Tyler-Goodwin Bridge, Montgomery County, Alabama, 2008
In January 1957, Willie Edwards, a twenty-five-year-old husband and father of three, was stopped by four Klansmen while at work as a truck driver for Winn-Dixie. The men beat Edwards and then forced him at gunpoint to jump from the Tyler-Goodwin Bridge into the Alabama River. His decomposed body was found three months later. In 1976, Alabama attorney general Bill Baxley attempted to prosecute three of the men known to have been involved in the murder after Raymond Britt, the fourth man, confessed in exchange for immunity.

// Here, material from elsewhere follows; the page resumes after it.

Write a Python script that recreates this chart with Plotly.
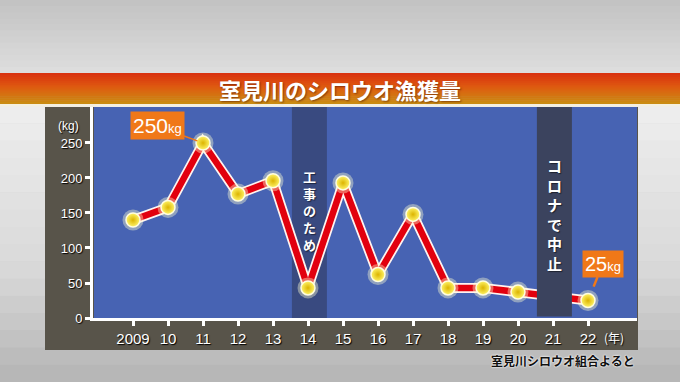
import plotly.graph_objects as go

# ---- data ----
years = [2009, 2010, 2011, 2012, 2013, 2014, 2015, 2016, 2017, 2018, 2019, 2020, 2021, 2022]
catch_kg = [140, 158, 250, 177, 196, 43, 193, 62, 148, 43, 43, 37, None, 25]
tick_labels = ["2009", "10", "11", "12", "13", "14", "15", "16", "17", "18", "19", "20", "21", "22"]
y_ticks = [0, 50, 100, 150, 200, 250]
title_text = "室見川のシロウオ漁獲量"
band1_year, band1_text = 2014, "工事のため"
band2_year, band2_text = 2021, "コロナで中止"
peak_year, peak_val = 2011, 250
last_year, last_val = 2022, 25
source_text = "室見川シロウオ組合よると"

W, H = 680, 382
JP = "Noto Sans CJK JP"
NUM = "Liberation Sans"


def fx(px):
    return px / W


def fy(py):
    return 1 - py / H


def hexmix(c1, c2, t):
    a = [int(c1[i:i + 2], 16) for i in (1, 3, 5)]
    b = [int(c2[i:i + 2], 16) for i in (1, 3, 5)]
    return "rgb(%d,%d,%d)" % tuple(round(a[k] + (b[k] - a[k]) * t) for k in range(3))


shapes = []


def vgrad(x0, x1, y0, y1, stops, n=24):
    for i in range(n):
        t = (i + 0.5) / n
        for j in range(len(stops) - 1):
            if stops[j][0] <= t <= stops[j + 1][0]:
                tt = (t - stops[j][0]) / (stops[j + 1][0] - stops[j][0])
                col = hexmix(stops[j][1], stops[j + 1][1], tt)
                break
        ya = y0 + (y1 - y0) * i / n
        yb = y0 + (y1 - y0) * (i + 1) / n + 0.6
        shapes.append(dict(type="rect", xref="paper", yref="paper", x0=fx(x0), x1=fx(x1),
                           y0=fy(ya), y1=fy(min(yb, H)), fillcolor=col, line_width=0, layer="below"))


# backgrounds
vgrad(0, W, 0, 73, [(0, "#c2c2c2"), (1, "#dedede")], n=12)
vgrad(0, W, 106, H, [(0, "#eeeeee"), (0.6, "#d8d8d8"), (1, "#b4b4b4")], n=16)
vgrad(0, W, 73, 104, [(0, "#d9300f"), (0.45, "#de5a10"), (1, "#c98e12")], n=16)
shapes.append(dict(type="rect", xref="paper", yref="paper", x0=0, x1=1, y0=fy(104), y1=fy(106.5),
                   fillcolor="#f4f0e0", line_width=0, layer="below"))
# dark panel
shapes.append(dict(type="rect", xref="paper", yref="paper", x0=fx(45), x1=fx(638), y0=fy(107), y1=fy(350),
                   fillcolor="#58544a", line_width=0, layer="below"))
# blue plot area
shapes.append(dict(type="rect", xref="paper", yref="paper", x0=fx(94), x1=fx(637), y0=fy(107), y1=fy(318),
                   fillcolor="#4763b3", line_width=0, layer="below"))
# band 1 (below line)
shapes.append(dict(type="rect", xref="x", yref="paper", x0=band1_year - 0.46, x1=band1_year + 0.54,
                   y0=fy(318), y1=fy(107), fillcolor="rgba(45,55,85,0.55)", line_width=0, layer="below"))
# band 2 (above line)
shapes.append(dict(type="rect", xref="x", yref="paper", x0=band2_year - 0.46, x1=band2_year + 0.54,
                   y0=fy(316.5), y1=fy(107), fillcolor="#3b435e", line_width=0, layer="above"))

fig = go.Figure()
fig.add_trace(go.Scatter(x=years, y=catch_kg, mode="lines", connectgaps=True,
                         line=dict(color="#fff4f0", width=10), hoverinfo="skip"))
fig.add_trace(go.Scatter(x=years, y=catch_kg, mode="lines", connectgaps=True,
                         line=dict(color="#e2000e", width=6.5), hoverinfo="skip"))
fig.add_trace(go.Scatter(x=years, y=catch_kg, mode="markers",
                         marker=dict(size=21, color="rgba(255,255,210,0.40)", line_width=0), hoverinfo="skip"))
fig.add_trace(go.Scatter(x=years, y=catch_kg, mode="markers",
                         marker=dict(size=14, color="#fff56a",
                                     gradient=dict(type="radial", color="#dcb400"),
                                     line=dict(color="#fffde0", width=1.5)), hoverinfo="skip"))


def ptxt(text, px, py, font, xanchor="center"):
    return dict(text=text, xref="paper", yref="paper", x=fx(px), y=fy(py), xanchor=xanchor,
                yanchor="middle", showarrow=False, font=font)


annotations = [
    ptxt("<b>%s</b>" % title_text, 340, 89,
         dict(family=JP, size=22, color="white", shadow="1px 1px 2px rgba(80,20,0,0.6)")),
    ptxt("(kg)", 68, 126, dict(family=NUM, size=12, color="white", shadow="1px 1px 1px black")),
    ptxt("(年)", 614, 337, dict(family=JP, size=12, color="white", shadow="1px 1px 1px black")),
    ptxt("<b>%s</b>" % source_text, 637, 360,
         dict(family=JP, size=12, color="#111111", shadow="0px 0px 2px white, 0px 0px 2px white"),
         xanchor="right"),
    dict(text="250<span style='font-size:13px'>kg</span>", x=peak_year, y=peak_val, xref="x", yref="y",
         ax=-46, ay=-17, showarrow=True, arrowhead=0, arrowwidth=1.5, arrowcolor="#f07818", standoff=6,
         bgcolor="#f07818", borderpad=2, font=dict(family=NUM, size=21, color="white")),
    dict(text="25<span style='font-size:13px'>kg</span>", x=last_year, y=last_val, xref="x", yref="y",
         ax=15, ay=-37, showarrow=True, arrowhead=0, arrowwidth=2.5, arrowcolor="#f07818", standoff=15,
         bgcolor="#f07818", borderpad=2, font=dict(family=NUM, size=20, color="white")),
]

# vertical (tategaki) band labels: one character per line
for year, text, center, size in [(band1_year, band1_text, 210, 13),
                                 (band2_year, band2_text, 215, 15)]:
    annotations.append(dict(text="<b>" + "<br>".join(text) + "</b>", x=year + 0.04, y=fy(center),
                            xref="x", yref="paper", xanchor="center", yanchor="middle", align="center",
                            showarrow=False,
                            font=dict(family=JP, size=size, color="white",
                                      shadow="1px 1px 1px rgba(0,0,0,0.5)")))

fig.update_layout(
    width=W, height=H, autosize=False, margin=dict(l=0, r=0, t=0, b=0, pad=0, autoexpand=False),
    paper_bgcolor="#b8b8b8", plot_bgcolor="rgba(0,0,0,0)",
    showlegend=False, shapes=shapes, annotations=annotations,
    xaxis=dict(domain=[fx(93), fx(637)], range=[2007.857, 2023.4], tickvals=years, ticktext=tick_labels,
               automargin=False,
               showgrid=False, zeroline=False, showline=True, linecolor="white", linewidth=3,
               ticks="outside", ticklen=5, tickwidth=3, tickcolor="white",
               tickfont=dict(family=NUM, size=15, color="white", shadow="1px 1px 1px black")),
    yaxis=dict(domain=[fy(318), fy(107)], range=[0, 301.4], tickvals=y_ticks, automargin=False,
               showgrid=False, zeroline=False, showline=True, linecolor="white", linewidth=3,
               ticks="outside", ticklen=5, tickwidth=3, tickcolor="white",
               tickfont=dict(family=NUM, size=13, color="white", shadow="1px 1px 1px black")),
)

fig.write_html("out.html")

Judge Frank Embry threw out the charges twice, stating that the cause of death was unknown: "Merely forcing a person to jump from a bridge does not naturally and probably lead to the death of such person.”
In 1992, Henry Alexander, who had been named by Britt, was battling lung cancer and confessed his part in the murder to his wife, Diane. Before he died, he said: "I had no business hating blacks. They've never done anything to me. That man, he'll probably open the door for me.” Diane Alexander met with Edwards’s daughter, Melinda O’Neill, in September 1993 to express her sorrow in person. The same year that Edwards was killed, Henry Alexander was also charged for bombing the home of Reverend Ralph Abernathy, a civil rights leader in Montgomery. The charges were dropped.